Saif Ali Khan is angry about the film industry's sudden outpouring of love for Sushant Singh Rajput after his death on Sunday. He feels that a day of silence would be more appropriate than the 'hypocrisy' of pretending to care.
In an interview with The Times of India, Saif called the news of Sushant's death 'just awful', but hit out at those 'talking rubbish' in the wake of the tragedy. "There are so many people who've made comments so quickly. And it just seems to me that people are somewhere gaining some mileage from this poor fellow's tragedy, you know, whether it's to show compassion or to show interest or to show some political stance. So many people are talking rubbish in this nonstop kind of barrage on social media and it's just embarrassing, really, I think," he said.
"Out of respect for him, for Sushant's tragedy, maybe a day of silence or introspection would be a little more becoming than this outpouring of love – an outpouring of love from people who obviously didn't care about him and people who famously don't care about anybody else," he said.
The sudden display of love for Sushant is 'a little much to digest' for Saif, who admitted that though 'nobody really cares in this town', they want to come across as empathetic to their fans. He added that people writing lengthy social media posts are unlikely to show the same level of love and compassion in real life.
"We live in an age where people write 10 lines for you on Twitter and will walk past you on the street - won't even touch you or shake your hand. You know, you get wished for your birthday, but people don't actually call you. There's no contact," he said.
There has been talk of Sushant being failed by bigwigs of the film industry. Filmmaker Shekhar Kapur had tweeted after his demise: "I knew the pain you were going through. I knew the story of the people that let you down so bad that you would weep on my shoulder…" Kangana Ranaut shared an angry video, in which she said that the late actor was not given his due as he was an outsider, and was constantly told that he was 'worthless'.
However, Saif does not completely agree with this. "People are failing people constantly. Everyone talking about him, even those saying who failed you or didn't fail you is, I think, somewhat exploiting his name. To take any stand at the moment, apart from just sorrow, and just saying that I'm really sad that he had no way out except this - any other comment is somewhere manipulating the situation, I feel. You have come across this as an opportunity to take a shot at somebody, and you're taking a shot," he said.
When asked about Bollywood camps having an impact on an actor's career, Saif said, "These are the wrong comments to make now. I mean, you can say, listen, it's just really bad, what happened. It's really sad that this is the only way he could see out. But to blame anybody or to you know, draw these camps out, this is pathetic. I think it's a function of lockdown plus social media. And it's sad that film people can't think beyond films. We will all assume that this terrible thing happened to him because of his films. There is more to life. Maybe he was upset about other things in his life. Maybe it was a personal reason. Maybe it's nothing to do with films. If you can't see beyond that, you will put everything on that – the movies you do."

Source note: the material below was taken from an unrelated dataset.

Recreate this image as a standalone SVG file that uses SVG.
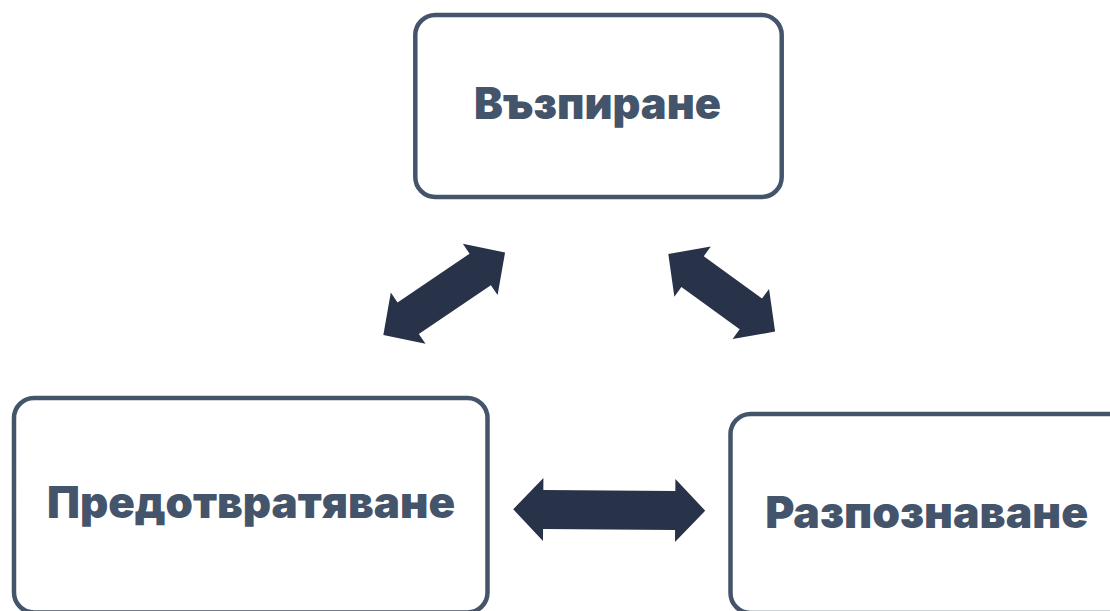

Saif's daughter Sara Ali Khan, who made her Bollywood debut opposite Sushant in Kedarnath, was shocked and 'very, very, very upset' by the news. "She liked him very much. She was quite impressed with certain aspects of his personality. She told me he was very intelligent, that he could discuss, you know, Jean-Paul Sartre and he could discuss various aspects of philosophy and engineering and that he had learned how to shoot with a bow and arrow left handed, and he was very fit as well as very hard-working, and a good actor," Saif said, adding that she always talked of him as 'being a really remarkable person'.